A uccidere il 23enne Qamil Hiraj fu un proiettile sparato dal suo datore di lavoro, il 43enne Giuseppe Roi. L’uomo fu condannato in primo grado a 30 anni e in secondo a 21, ma la sentenza d’appello venne annullata con rinvio
Non fu omicidio volontario, ma colposo. Reato che, a distanza di 10 anni dal fatto, è ormai prescritto. La Corte d’Assise d’Appello di Taranto ha messo fine alla vicenda della morte di Qamil Hiraj, il pastore albanese ucciso da un colpo di pistola la mattina del 6 aprile 2014 a Porto Cesareo, in Salento.
A processo era finito il suo datore di lavoro, il 43enne Giuseppe Roi, condannato a 30 anni in primo grado e a 21 in appello per omicidio volontario (con dolo eventuale), con quest’ultima sentenza annullata con rinvio ai giudici tarantini. La Corte d’Assise d’Appello ha ora riqualificato il fatto in omicidio colposo e dichiarato il reato prescritto.
Cosa accadde nel 2014
Secondo quanto ricostruito dagli investigatori, quel giorno di 10 anni fa Roi (definito «un appassionato di armi»), mentre era nelle campagne di sua proprietà, avrebbe sparato un colpo in pistola verso un frigorifero che aveva preso come bersaglio; aveva poi esploso un secondo colpo, che aveva colpito Hiraj alla testa, uccidendolo.

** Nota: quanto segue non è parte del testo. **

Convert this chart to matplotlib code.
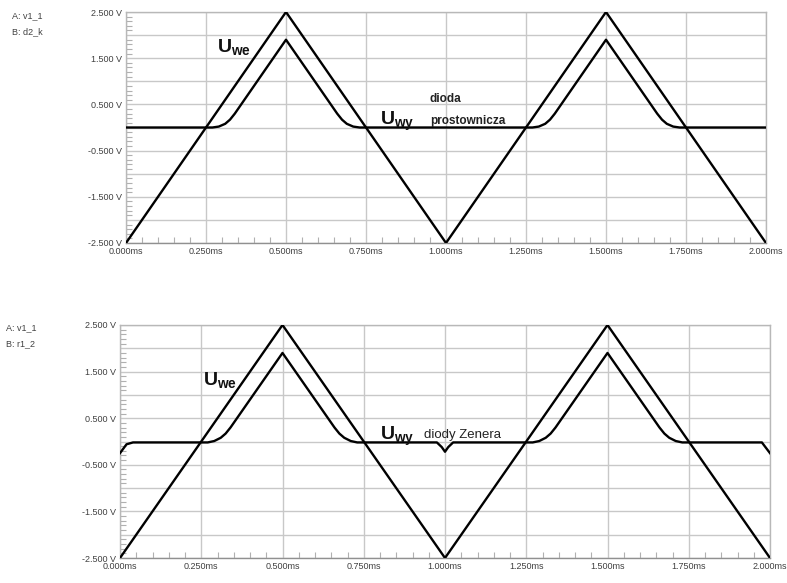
import numpy as np
import matplotlib
matplotlib.use("Agg")
import matplotlib.pyplot as plt
from matplotlib.ticker import MultipleLocator

plt.rcParams['font.family'] = ['Liberation Sans', 'DejaVu Sans']
plt.rcParams['mathtext.fontset'] = 'custom'
plt.rcParams['mathtext.bf'] = 'Liberation Sans:bold'
plt.rcParams['mathtext.rm'] = 'Liberation Sans'

# ---- data ----
t_we = [0.0, 0.5, 1.0, 1.5, 2.0]
u_we = [-2.5, 2.5, -2.5, 2.5, -2.5]

t_wy1 = [0.0, 0.27, 0.29, 0.31, 0.325, 0.34, 0.5, 0.66, 0.675, 0.69, 0.71, 0.73,
         1.27, 1.29, 1.31, 1.325, 1.34, 1.5, 1.66, 1.675, 1.69, 1.71, 1.73, 2.0]
u_wy1 = [0.0, 0.0, 0.02, 0.08, 0.17, 0.3, 1.9, 0.3, 0.17, 0.08, 0.02, 0.0,
         0.0, 0.02, 0.08, 0.17, 0.3, 1.9, 0.3, 0.17, 0.08, 0.02, 0.0, 0.0]

t_wy2 = [0.0, 0.02, 0.04, 0.27, 0.29, 0.31, 0.325, 0.34, 0.5, 0.66, 0.675, 0.69, 0.71, 0.73,
         0.975, 0.99, 1.0, 1.01, 1.025,
         1.27, 1.29, 1.31, 1.325, 1.34, 1.5, 1.66, 1.675, 1.69, 1.71, 1.73, 1.975, 2.0]
u_wy2 = [-0.25, -0.06, -0.02, -0.02, 0.01, 0.08, 0.17, 0.3, 1.9, 0.3, 0.17, 0.08, 0.01, -0.02,
         -0.02, -0.12, -0.22, -0.12, -0.02,
         -0.02, 0.01, 0.08, 0.17, 0.3, 1.9, 0.3, 0.17, 0.08, 0.01, -0.02, -0.02, -0.25]

x_ticks = [0.0, 0.25, 0.5, 0.75, 1.0, 1.25, 1.5, 1.75, 2.0]
x_labels = ['0.000ms', '0.250ms', '0.500ms', '0.750ms', '1.000ms', '1.250ms',
            '1.500ms', '1.750ms', '2.000ms']
y_grid = [-2.5, -2.0, -1.5, -1.0, -0.5, 0.0, 0.5, 1.0, 1.5, 2.0, 2.5]
y_label_map = {2.5: '2.500 V', 1.5: '1.500 V', 0.5: '0.500 V', -0.5: '-0.500 V',
               -1.5: '-1.500 V', -2.5: '-2.500 V'}

fig = plt.figure(figsize=(7.87, 5.83), dpi=100)
fig.patch.set_facecolor('white')

ax1 = fig.add_axes([126/787, 1-243/583, (766-126)/787, (243-12)/583])
ax2 = fig.add_axes([120/787, 1-558/583, (770-120)/787, (558-325)/583])

gridc = '#c8c8c8'
txtc = '#404040'

for ax in (ax1, ax2):
    ax.set_xlim(0, 2.0)
    ax.set_ylim(-2.5, 2.5)
    ax.set_xticks(x_ticks)
    ax.set_xticklabels(x_labels)
    ax.set_yticks(y_grid)
    ax.set_yticklabels([y_label_map.get(v, '') for v in y_grid])
    ax.xaxis.set_minor_locator(MultipleLocator(0.05))
    ax.yaxis.set_minor_locator(MultipleLocator(0.1))
    ax.grid(True, which='major', color=gridc, lw=1.0)
    ax.tick_params(which='major', length=0, labelsize=6.5, labelcolor=txtc, pad=3)
    ax.tick_params(which='minor', direction='in', length=4, color='#b0b0b0', width=0.8)
    ax.tick_params(axis='x', which='minor', top=False)
    ax.tick_params(axis='y', which='minor', right=False)
    for s in ax.spines.values():
        s.set_color('#b8b8b8')
        s.set_linewidth(1.0)
    ax.spines['bottom'].set_color('#909090')
    ax.plot(t_we, u_we, color='black', lw=1.7, solid_joinstyle='miter', zorder=3)

ax1.plot(t_wy1, u_wy1, color='black', lw=1.7, zorder=3)
ax2.plot(t_wy2, u_wy2, color='black', lw=1.7, zorder=3)

# annotations
fig.text(217/787, 1-53/583, r'$\mathbf{U}_{\mathbf{we}}$', fontsize=14, color='#111111')
fig.text(380/787, 1-125/583, r'$\mathbf{U}_{\mathbf{wy}}$', fontsize=14, color='#111111')
fig.text(430/787, 1-102/583, 'dioda', fontsize=8.5, fontweight='bold', color='#222222')
fig.text(430/787, 1-124/583, 'prostownicza', fontsize=8.5, fontweight='bold', color='#222222')

fig.text(203/787, 1-386/583, r'$\mathbf{U}_{\mathbf{we}}$', fontsize=14, color='#111111')
fig.text(380/787, 1-440/583, r'$\mathbf{U}_{\mathbf{wy}}$', fontsize=14, color='#111111')
fig.text(424/787, 1-438/583, 'diody Zenera', fontsize=9.5, color='#222222')

# channel labels
fig.text(12/787, 1-18/583, 'A: v1_1', fontsize=6.5, color=txtc)
fig.text(12/787, 1-34/583, 'B: d2_k', fontsize=6.5, color=txtc)
fig.text(6/787, 1-330/583, 'A: v1_1', fontsize=6.5, color=txtc)
fig.text(6/787, 1-346/583, 'B: r1_2', fontsize=6.5, color=txtc)

fig.savefig('out.png', dpi=100, facecolor='white')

Nei primi due gradi di giudizio, l’uomo era stato ritenuto colpevole di omicidio volontario. Ma la Cassazione – nel disporre un nuovo processo di secondo grado – aveva ritenuto che non fosse stato dimostrato che l’imputato sapesse esattamente dove si trovava la vittima al momento del secondo sparo.

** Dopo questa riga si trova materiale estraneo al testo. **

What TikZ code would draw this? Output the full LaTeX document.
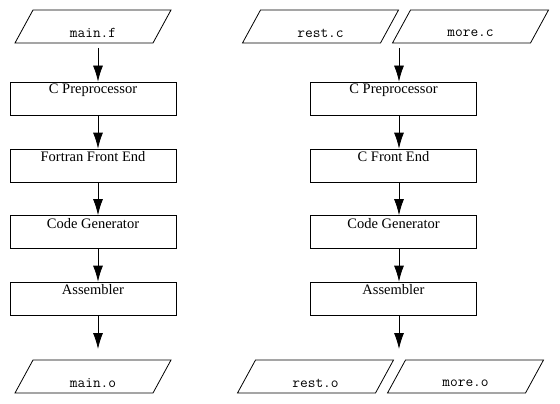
\documentclass[tikz,border=0pt]{standalone}
\usepackage{fontspec}
\setmainfont{Liberation Serif}
\usetikzlibrary{arrows.meta,calc}
\tikzset{
  boxnode/.style={draw, line width=0.8pt, minimum width=166pt, minimum height=33pt, inner sep=0pt},
  boxlabel/.style={font=\fontsize{14.5}{16}\selectfont, inner sep=0pt, anchor=center},
  plabel/.style={font=\ttfamily\fontsize{15}{17}\selectfont, inner sep=0pt, anchor=center},
  pshape/.style={draw, line width=0.8pt},
  arr/.style={line width=0.8pt, -{Latex[length=16pt,width=10pt]}}
}
\newcommand\mypara[5]{% name, cx, cy, text, unused
  \coordinate (#1) at (#2,#3);
  \draw[pshape] ($(#1)+(-78,16.5)$) -- ++(138,0) -- ++(18,-33) -- ++(-138,0) -- cycle;
  \node[plabel] (#1-t) at ($(#1)+(0,6.5)$) {#4};}
\newcommand\mybox[4]{% name, cx, cy, text
  \node[boxnode] (#1) at (#2,#3) {};
  \node[boxlabel] (#1-t) at ($(#1.center)+(0,-8.5)$) {#4};}
\begin{document}
\begin{tikzpicture}[x=1pt,y=-1pt]
\useasboundingbox (0,0) rectangle (560,404);
% left column
\mypara{mainf}{93}{26.5}{main.f}{}
\mybox{lcpp}{93}{98.5}{C Preprocessor}
\mybox{lfe}{93}{165.5}{Fortran Front End}
\mybox{lcg}{93}{232}{Code Generator}
\mybox{las}{93}{298.5}{Assembler}
\mypara{maino}{93}{376.5}{main.o}{}
% right column
\mypara{restc}{320.5}{26.5}{rest.c}{}
\mypara{morec}{470.5}{26.5}{more.c}{}
\mybox{rcpp}{393.5}{98.5}{C Preprocessor}
\mybox{rfe}{393.5}{165.5}{C Front End}
\mybox{rcg}{393.5}{232}{Code Generator}
\mybox{ras}{393.5}{298.5}{Assembler}
\mypara{resto}{315.5}{376.5}{rest.o}{}
\mypara{moreo}{465.5}{376.5}{more.o}{}
% arrows left
\coordinate (ls) at (98,48);
\coordinate (le) at (98,349);
\draw[arr] (ls) -- (lcpp.north -| ls);
\draw[arr] (lcpp.south -| ls) -- (lfe.north -| ls);
\draw[arr] (lfe.south -| ls) -- (lcg.north -| ls);
\draw[arr] (lcg.south -| ls) -- (las.north -| ls);
\draw[arr] (las.south -| ls) -- (le);
% arrows right
\coordinate (rs) at (399,48);
\coordinate (re) at (399,349);
\draw[arr] (rs) -- (rcpp.north -| rs);
\draw[arr] (rcpp.south -| rs) -- (rfe.north -| rs);
\draw[arr] (rfe.south -| rs) -- (rcg.north -| rs);
\draw[arr] (rcg.south -| rs) -- (ras.north -| rs);
\draw[arr] (ras.south -| rs) -- (re);
\end{tikzpicture}
\end{document}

«La Corte d’Assise d’Appello di Taranto ha correttamente ritenuto che la vicenda che vede imputato Giuseppe Roi sia stata una tragica fatalità e non un omicidio volontario», commentano i suoi avvocati, Roberto Eustachio Sisto e Francesca Conte. «Un riconoscimento – aggiungono – che sotto il profilo giuridico restituisce a questa storia, pur nella sua drammaticità, la sua naturale collocazione».